I was therefore struck by the fact that Justice Kennedy’s majority decision in Obergefell v. Hodges, where the Court held that same-sex couples have a constitutional right to legally marry their partner, extols the value of marriage.  In fact, the opinion concludes with a ringing endorsement of the core, intrinsic value of marriage:

“No union is more profound than marriage, for it embodies the highest ideals of love, fidelity, devotion, sacrifice, and family. In forming a marital union, two people become something greater than once they were. As some of the petitioners in these cases demonstrate, marriage embodies a love that may endure even past death. It would misunderstand these men and women to say they disrespect the idea of marriage. Their plea is that they do respect it, respect it so deeply that they seek to find its fulfillment for themselves. Their hope is not to be condemned to live in loneliness, excluded from one of civilization’s oldest institutions. They ask for equal dignity in the eyes of the law.
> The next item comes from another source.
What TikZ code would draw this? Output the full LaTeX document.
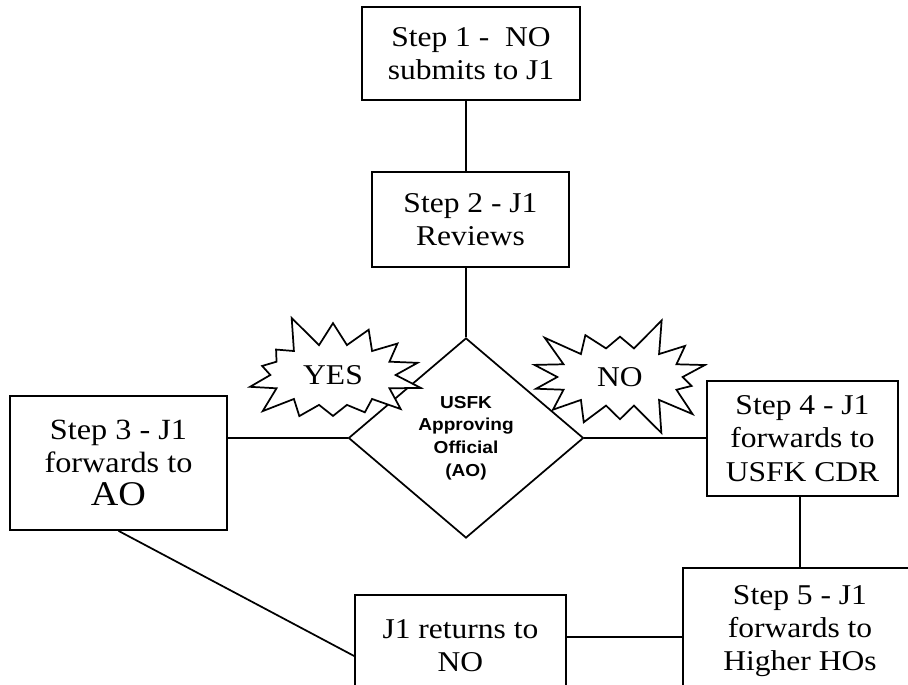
\documentclass[tikz,border=0pt]{standalone}
\usepackage{fontspec}
\setmainfont{Liberation Serif}[FakeStretch=1.1]
\newfontfamily\aofont{Liberation Sans}[FakeStretch=1.1]
\usetikzlibrary{shapes.geometric,shapes.symbols}
\tikzset{
  stepbox/.style={draw=black,fill=white,line width=1.3pt,align=center,
    inner sep=0pt,font=\fontsize{21.5}{25}\selectfont},
  decision/.style={diamond,draw=black,fill=white,line width=1.3pt,align=center,
    inner sep=0pt,font=\aofont\bfseries\fontsize{13}{17}\selectfont},
  burst/.style={starburst,draw=black,fill=white,line width=1.3pt,inner sep=0pt,
    starburst points=14,starburst point height=26pt,
    font=\fontsize{21.5}{25}\selectfont},
  link/.style={draw=black,line width=1.3pt}
}
\begin{document}
\begin{tikzpicture}[x=0.75pt,y=-0.75pt]
  \useasboundingbox (0,0) rectangle (908,685);
  \clip (0,0) rectangle (908,685);
  % boxes
  \node[stepbox,minimum width=163.5pt,minimum height=69.75pt] (step1) at (471,53.5)
    {Step 1 -~ NO\\submits to J1};
  \node[stepbox,minimum width=147.75pt,minimum height=71.25pt] (step2) at (470.5,219.5)
    {Step 2 - J1\\Reviews};
  \node[decision,minimum width=176.25pt,minimum height=150pt] (ao) at (466,438)
    {USFK\\Approving\\Official\\(AO)};
  \node[stepbox,minimum width=162.75pt,minimum height=100.5pt,
    font=\fontsize{22}{24.5}\selectfont] (step3) at (118.5,463)
    {Step 3 - J1\\forwards to\\{\fontsize{26}{27}\selectfont AO}};
  \node[stepbox,minimum width=143.25pt,minimum height=86.25pt] (step4) at (802.5,438.5)
    {Step 4 - J1\\forwards to\\USFK CDR};
  \node[stepbox,minimum width=175.5pt,minimum height=94.5pt] (step5) at (800,631)
    {Step 5 - J1\\forwards to\\Higher HOs};
  \node[stepbox,minimum width=158.25pt,minimum height=76.5pt] (jret) at (460.5,646)
    {J1 returns to\\NO};
  % connectors
  \draw[link] (ao.north |- step1.south) -- (ao.north |- step2.north);
  \draw[link] (ao.north |- step2.south) -- (ao.north);
  \draw[link] (ao.west) -- (ao.west -| step3.east);
  \draw[link] (ao.east) -- (ao.east -| step4.west);
  \draw[link] (step5.north |- step4.south) -- (step5.north);
  \draw[link] ([yshift=6.75pt]jret.east) -- ([yshift=6.75pt]jret.east -| step5.west);
  \draw[link] (step3.south) -- ([yshift=-7.5pt]jret.west);
  % answers
  \node[burst,random starburst=5,minimum width=146pt,minimum height=98pt] (yes) at (333,375) {YES};
  \node[burst,random starburst=3,minimum width=146pt,minimum height=96pt] (no) at (620,377) {NO};
\end{tikzpicture}
\end{document}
The Constitution grants them that right.”

I am thrilled for my same-sex friends, and happy for every couple that will now have the ability to explore and revel in the wonders of a happy marriage.

Why Are Marriage Rates Hitting New Lows?

The latest census data show that the rate of marriage in America is still declining.  In fact, the marriage rate has hit an all-time low, and the number of Americans over 25 who have never been married has hit an all-time high.  In 1960, nine of ten Americans over 25 had been married; in 2012, half of that population segment had never been married.
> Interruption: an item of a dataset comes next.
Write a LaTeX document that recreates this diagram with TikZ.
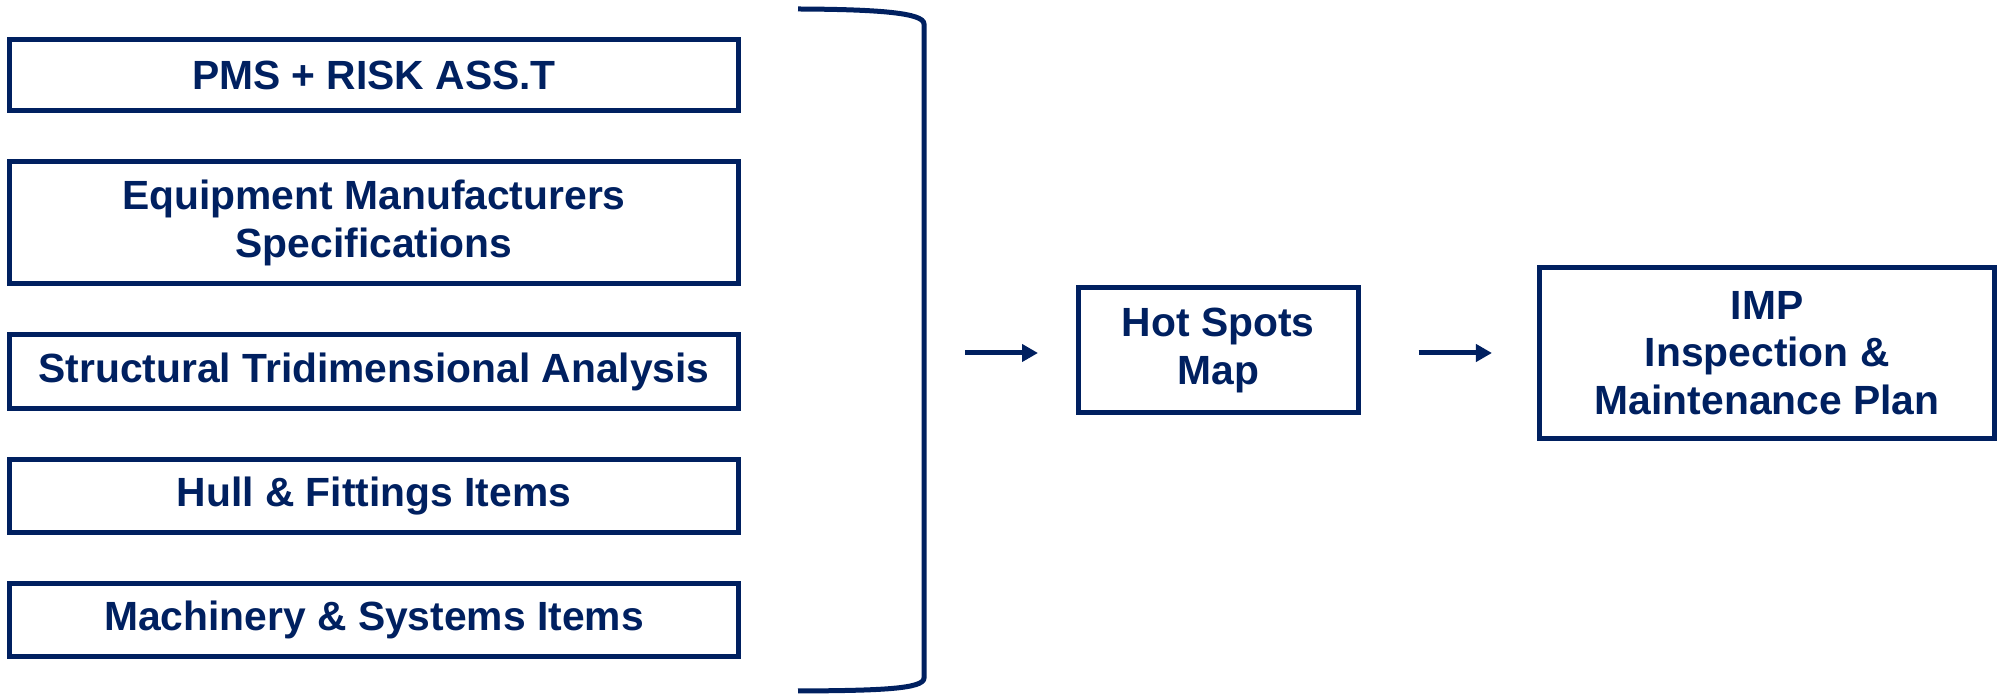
\documentclass[tikz,border=0pt]{standalone}
\usepackage{fontspec}
\setmainfont{Liberation Sans}
\usepackage{tikz}
\usetikzlibrary{positioning,arrows.meta}
\definecolor{navy}{HTML}{002060}

\begin{document}
\begin{tikzpicture}[x=1pt,y=1pt,
  item/.style={draw=navy,line width=2.5pt,rectangle,minimum width=364.5pt,minimum height=35.5pt,
    text=navy,font=\fontsize{20.4}{23.8}\selectfont\bfseries,align=center,inner sep=0pt},
  flow/.style={draw=navy,line width=2.5pt,-{Triangle[length=8pt,width=8.5pt]}}]
\useasboundingbox (0,0) rectangle (998.5,347);
\node [item] (pms) at (187,309.4) {PMS + RISK ASS.T};
\node [item,minimum height=61pt,below=23pt of pms] (equip) {Equipment Manufacturers\\Specifications};
\node [item,minimum height=37pt,below=23pt of equip] (struct) {Structural Tridimensional Analysis};
\node [item,minimum height=36.5pt,below=23pt of struct] (hull) {Hull \& Fittings Items};
\node [item,minimum height=36.5pt,below=23pt of hull] (mach) {Machinery \& Systems Items};
% closing brace
\draw [navy,line width=2.5pt] (399,342.5) .. controls (440,342.3) and (462,340.5) .. (462,335)
  -- (462,8) .. controls (462,2.5) and (440,1.7) .. (399,1.5);
\coordinate (brace) at (462,170.5);
\node [item,minimum width=140.3pt,minimum height=62.5pt] (hot) at (609.15,171.75) {Hot Spots\\Map};
\node [item,minimum width=227.25pt,minimum height=85.25pt] (imp) at (883.6,170.6) {IMP\\Inspection \&\\Maintenance Plan};
\draw [flow,shorten <=20.5pt,shorten >=18.75pt] (brace) -- (brace -| hot.west);
\draw [flow,shorten <=28.8pt,shorten >=22.75pt] (hot.east |- brace) -- (brace -| imp.west);
\end{tikzpicture}
\end{document}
Why is this so?  The article linked above discusses three possible reasons, two of which seem totally off-base and the third of which may be looking in the wrong direction.

The first is the economy and issues of “financial security,” which some young people cite as reasons to defer marriage.  There no doubt are people who want to be settled, in terms of their jobs and careers, before they get married, and the current economy is making that settling process more challenging.  However, the decline in marriage is a long-term trend, not a temporary blip that tracks economic performance.  Moreover, data shows that married couples, with their pooled resources and shared expenses, are far more likely to be wealthy than their unmarried or divorced counterparts.  No one should get married for purely economic reasons, of course, but if you are in love, getting married and staying married is far more likely to produce financial security than any other course.
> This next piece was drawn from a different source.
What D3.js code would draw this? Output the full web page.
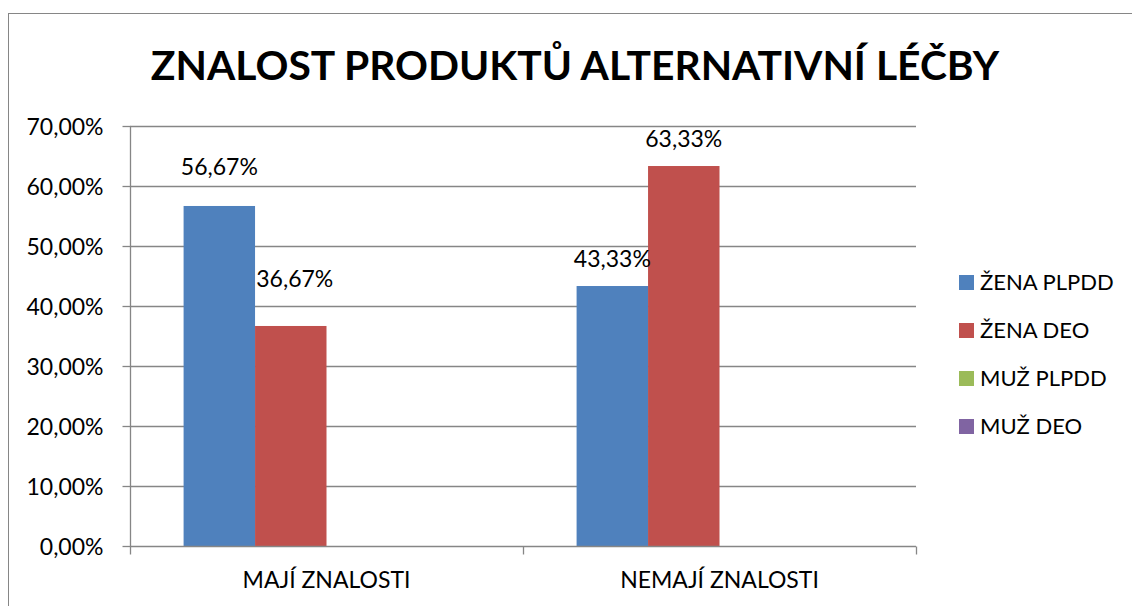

The second is whether the increasing availability of same-sex marriage has caused rates of marriage to fall.  I think it is far more likely that the opposite is true.  As a mathematical matter, the fact that couples who previously could not marry are now part of the potential marriage pool is bound to increase marriage rates, and the zeal with which loving gay couples have pursued their right to marry assigns a value to the institution that should encourage more people to make that commitment, not the other way around.  It also seems implausible that those people who vigorously resist any change to “traditional concepts of marriage” are going to eschew getting married simply because gay people now have that right.

The final potential reason is the eradication of taboos on unmarried cohabitation and having out-of-wedlock children.  Those taboos, too, have been gone for a long time and therefore wouldn’t explain recent changes in marriage rates.  I think other, less noticeable long-term social forces provide an explanation.  It’s not the eradication of sex-related taboos that is at work, but rather increasing acceptance of the concept of being alone, both by the individuals in question and society as a whole.  Whether it is because they enjoy their private, internet-focused lives, or because they find their work far more rewarding than awkward social interaction, or because they don’t want the pressure of a permanent relationship, more people are perfectly comfortable with being single.  Decades ago, their families and friends would have put enormous pressure on them to get married; now those forces don’t exist.